- The request
Copy the listing below in full and skip every picture.

- Supplied information
__________________________________________________

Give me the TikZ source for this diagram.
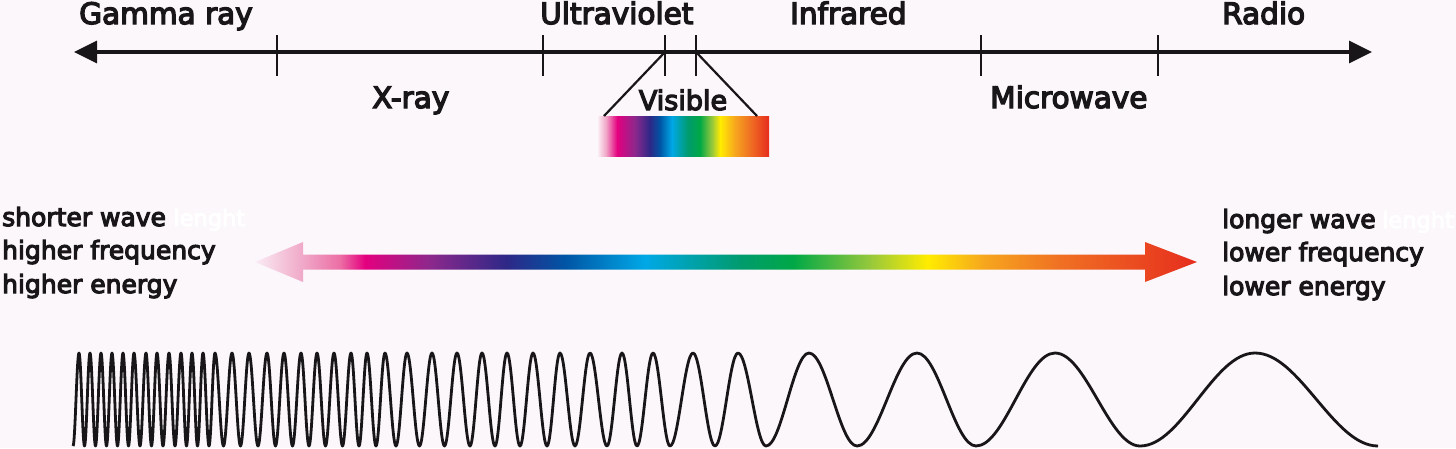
\documentclass[tikz,border=0pt]{standalone}
\usepackage{fontspec}
\usetikzlibrary{arrows.meta}
\newfontfamily\lblfont{DejaVu Sans}[FakeBold=4.5]
\definecolor{bgc}{RGB}{251,247,251}
\definecolor{txt}{RGB}{24,22,24}
\definecolor{a0}{RGB}{250,236,243}
\definecolor{a1}{RGB}{240,168,200}
\definecolor{a2}{RGB}{236,110,165}
\definecolor{a3}{RGB}{228,0,127}
\definecolor{a4}{RGB}{140,40,140}
\definecolor{a5}{RGB}{45,40,135}
\definecolor{a6}{RGB}{0,85,165}
\definecolor{a7}{RGB}{0,168,230}
\definecolor{a8}{RGB}{0,155,110}
\definecolor{a9}{RGB}{0,168,70}
\definecolor{a10}{RGB}{150,200,60}
\definecolor{a11}{RGB}{255,236,0}
\definecolor{a12}{RGB}{246,165,30}
\definecolor{a13}{RGB}{240,112,35}
\definecolor{a14}{RGB}{230,45,30}
\pgfdeclarehorizontalshading{specarrow}{100bp}{color(0bp)=(a0); color(25bp)=(a0); color(27.55bp)=(a1); color(29.51bp)=(a2); color(30.84bp)=(a3); color(34.29bp)=(a4); color(38.38bp)=(a5); color(41.45bp)=(a6); color(45.7bp)=(a7); color(50.74bp)=(a8); color(53.56bp)=(a9); color(57.64bp)=(a10); color(60.67bp)=(a11); color(63.75bp)=(a12); color(67.73bp)=(a13); color(75bp)=(a14); color(100bp)=(a14)}
\pgfdeclarehorizontalshading{specbar}{100bp}{color(0bp)=(a0); color(25bp)=(a0); color(27.3bp)=(a1); color(30.6bp)=(a3); color(35.8bp)=(a4); color(40.2bp)=(a5); color(43.1bp)=(a6); color(46.6bp)=(a7); color(51.3bp)=(a8); color(54.8bp)=(a9); color(58.3bp)=(a10); color(60.7bp)=(a11); color(65.1bp)=(a12); color(69.4bp)=(a13); color(75bp)=(a14); color(100bp)=(a14)}
\begin{document}
\begin{tikzpicture}[x=1pt,y=-1pt,
  lbl/.style={font={\lblfont\fontsize{29.5pt}{30pt}\selectfont}, inner sep=0pt, text=txt, anchor=base west},
  vislbl/.style={font={\lblfont\fontsize{27pt}{28pt}\selectfont}, inner sep=0pt, text=txt, anchor=base},
  side/.style={font={\lblfont\fontsize{25pt}{26pt}\selectfont}, inner sep=0pt, text=txt, anchor=base west},
  ghost/.style={font={\lblfont\fontsize{22.5pt}{24pt}\selectfont}, inner sep=0pt, text=white, anchor=base west},
  axis/.style={line width=3.4pt, draw=txt, {Triangle[length=23pt,width=22pt]}-{Triangle[length=23pt,width=22pt]}},
  tickmark/.style={line width=2.4pt, draw=txt},
  zoomline/.style={line width=2.2pt, draw=txt},
  wave/.style={line width=2.8pt, draw=txt, line join=round}]
\useasboundingbox (0,0) rectangle (1456,448);
\fill[bgc] (0,0) rectangle (1456,448);

% top axis
\coordinate (lend) at (74,52);
\coordinate (rend) at (1372,52);
\draw[axis] (lend) -- (rend);
\foreach \t/\x in {t1/277,t2/543,t3/665,t4/696,t5/981,t6/1158}{
  \coordinate (\t) at (\x,52);
  \draw[tickmark] (\x,35) -- (\x,76);
}

% labels
\node[lbl] (gamma) at (79,24) {Gamma ray};
\node[lbl] (uv) at (540,24) {Ultraviolet};
\node[lbl] (ir) at (790,24) {Infrared};
\node[lbl] (radio) at (1222,24) {Radio};
\node[lbl] (xray) at (372,108) {X-ray};
\node[lbl] (micro) at (990,108) {Microwave};
\node[vislbl] (vis) at (683,110) {Visible};

% visible bar
\shade[shading=specbar] (598,116) rectangle (769,156);
\coordinate (barl) at (604,116);
\coordinate (barr) at (757,116);
\draw[zoomline] (t3) -- (barl);
\draw[zoomline] (t4) -- (barr);

% side texts
\node[side] (s1) at (2,226) {shorter wave};
\node[ghost] (s1g) at ([xshift=7pt]s1.base east) {lenght};
\node[side] (s2) at (2,259) {higher frequency};
\node[side] (s3) at (2,293) {higher energy};
\node[side] (l1) at (1222,228) {longer wave};
\node[ghost] (l1g) at ([xshift=6pt]l1.base east) {lenght};
\node[side] (l2) at (1222,261) {lower frequency};
\node[side] (l3) at (1222,295) {lower energy};

% gradient arrow
\shade[shading=specarrow] (255,262) -- (303,242) -- (303,254.5) -- (1145,254.5) -- (1145,242) -- (1197,262) -- (1145,282) -- (1145,269.5) -- (303,269.5) -- (303,282) -- cycle;

% wave
\draw[wave] (73,446) foreach \x [remember=\x as \lx (initially 73), count=\i] in {79,84.5,90,95.5,101,106.5,112,117.5,123,128.5,134,140,146,151.5,157,163,169,175,181,186.5,192,197.5,203,209,215,223.5,232,240.5,249,258,267,275.5,284,292.5,301,309,317,325.5,334,342.5,351,359,367,376,385,396,407,419.5,432,444.5,457,470,482,495,507,520,533,547,560,575,590,607,622,637,653,670,693,715,738,766,809,857,917,976,1055,1140,1255,1378} { cos ({(\lx+\x)/2},399.5) sin (\x,{399.5+46.5*cos(180*\i)}) };
\end{tikzpicture}
\end{document}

__________________________________________________

- Answer for the task
Give me the TikZ source for this diagram.
\documentclass[tikz,border=0pt]{standalone}
\usepackage{fontspec}
\usetikzlibrary{arrows.meta}
\newfontfamily\lblfont{DejaVu Sans}[FakeBold=4.5]
\definecolor{bgc}{RGB}{251,247,251}
\definecolor{txt}{RGB}{24,22,24}
\definecolor{a0}{RGB}{250,236,243}
\definecolor{a1}{RGB}{240,168,200}
\definecolor{a2}{RGB}{236,110,165}
\definecolor{a3}{RGB}{228,0,127}
\definecolor{a4}{RGB}{140,40,140}
\definecolor{a5}{RGB}{45,40,135}
\definecolor{a6}{RGB}{0,85,165}
\definecolor{a7}{RGB}{0,168,230}
\definecolor{a8}{RGB}{0,155,110}
\definecolor{a9}{RGB}{0,168,70}
\definecolor{a10}{RGB}{150,200,60}
\definecolor{a11}{RGB}{255,236,0}
\definecolor{a12}{RGB}{246,165,30}
\definecolor{a13}{RGB}{240,112,35}
\definecolor{a14}{RGB}{230,45,30}
\pgfdeclarehorizontalshading{specarrow}{100bp}{color(0bp)=(a0); color(25bp)=(a0); color(27.55bp)=(a1); color(29.51bp)=(a2); color(30.84bp)=(a3); color(34.29bp)=(a4); color(38.38bp)=(a5); color(41.45bp)=(a6); color(45.7bp)=(a7); color(50.74bp)=(a8); color(53.56bp)=(a9); color(57.64bp)=(a10); color(60.67bp)=(a11); color(63.75bp)=(a12); color(67.73bp)=(a13); color(75bp)=(a14); color(100bp)=(a14)}
\pgfdeclarehorizontalshading{specbar}{100bp}{color(0bp)=(a0); color(25bp)=(a0); color(27.3bp)=(a1); color(30.6bp)=(a3); color(35.8bp)=(a4); color(40.2bp)=(a5); color(43.1bp)=(a6); color(46.6bp)=(a7); color(51.3bp)=(a8); color(54.8bp)=(a9); color(58.3bp)=(a10); color(60.7bp)=(a11); color(65.1bp)=(a12); color(69.4bp)=(a13); color(75bp)=(a14); color(100bp)=(a14)}
\begin{document}
\begin{tikzpicture}[x=1pt,y=-1pt,
  lbl/.style={font={\lblfont\fontsize{29.5pt}{30pt}\selectfont}, inner sep=0pt, text=txt, anchor=base west},
  vislbl/.style={font={\lblfont\fontsize{27pt}{28pt}\selectfont}, inner sep=0pt, text=txt, anchor=base},
  side/.style={font={\lblfont\fontsize{25pt}{26pt}\selectfont}, inner sep=0pt, text=txt, anchor=base west},
  ghost/.style={font={\lblfont\fontsize{22.5pt}{24pt}\selectfont}, inner sep=0pt, text=white, anchor=base west},
  axis/.style={line width=3.4pt, draw=txt, {Triangle[length=23pt,width=22pt]}-{Triangle[length=23pt,width=22pt]}},
  tickmark/.style={line width=2.4pt, draw=txt},
  zoomline/.style={line width=2.2pt, draw=txt},
  wave/.style={line width=2.8pt, draw=txt, line join=round}]
\useasboundingbox (0,0) rectangle (1456,448);
\fill[bgc] (0,0) rectangle (1456,448);

% top axis
\coordinate (lend) at (74,52);
\coordinate (rend) at (1372,52);
\draw[axis] (lend) -- (rend);
\foreach \t/\x in {t1/277,t2/543,t3/665,t4/696,t5/981,t6/1158}{
  \coordinate (\t) at (\x,52);
  \draw[tickmark] (\x,35) -- (\x,76);
}

% labels
\node[lbl] (gamma) at (79,24) {Gamma ray};
\node[lbl] (uv) at (540,24) {Ultraviolet};
\node[lbl] (ir) at (790,24) {Infrared};
\node[lbl] (radio) at (1222,24) {Radio};
\node[lbl] (xray) at (372,108) {X-ray};
\node[lbl] (micro) at (990,108) {Microwave};
\node[vislbl] (vis) at (683,110) {Visible};

% visible bar
\shade[shading=specbar] (598,116) rectangle (769,156);
\coordinate (barl) at (604,116);
\coordinate (barr) at (757,116);
\draw[zoomline] (t3) -- (barl);
\draw[zoomline] (t4) -- (barr);

% side texts
\node[side] (s1) at (2,226) {shorter wave};
\node[ghost] (s1g) at ([xshift=7pt]s1.base east) {lenght};
\node[side] (s2) at (2,259) {higher frequency};
\node[side] (s3) at (2,293) {higher energy};
\node[side] (l1) at (1222,228) {longer wave};
\node[ghost] (l1g) at ([xshift=6pt]l1.base east) {lenght};
\node[side] (l2) at (1222,261) {lower frequency};
\node[side] (l3) at (1222,295) {lower energy};

% gradient arrow
\shade[shading=specarrow] (255,262) -- (303,242) -- (303,254.5) -- (1145,254.5) -- (1145,242) -- (1197,262) -- (1145,282) -- (1145,269.5) -- (303,269.5) -- (303,282) -- cycle;

% wave
\draw[wave] (73,446) foreach \x [remember=\x as \lx (initially 73), count=\i] in {79,84.5,90,95.5,101,106.5,112,117.5,123,128.5,134,140,146,151.5,157,163,169,175,181,186.5,192,197.5,203,209,215,223.5,232,240.5,249,258,267,275.5,284,292.5,301,309,317,325.5,334,342.5,351,359,367,376,385,396,407,419.5,432,444.5,457,470,482,495,507,520,533,547,560,575,590,607,622,637,653,670,693,715,738,766,809,857,917,976,1055,1140,1255,1378} { cos ({(\lx+\x)/2},399.5) sin (\x,{399.5+46.5*cos(180*\i)}) };
\end{tikzpicture}
\end{document}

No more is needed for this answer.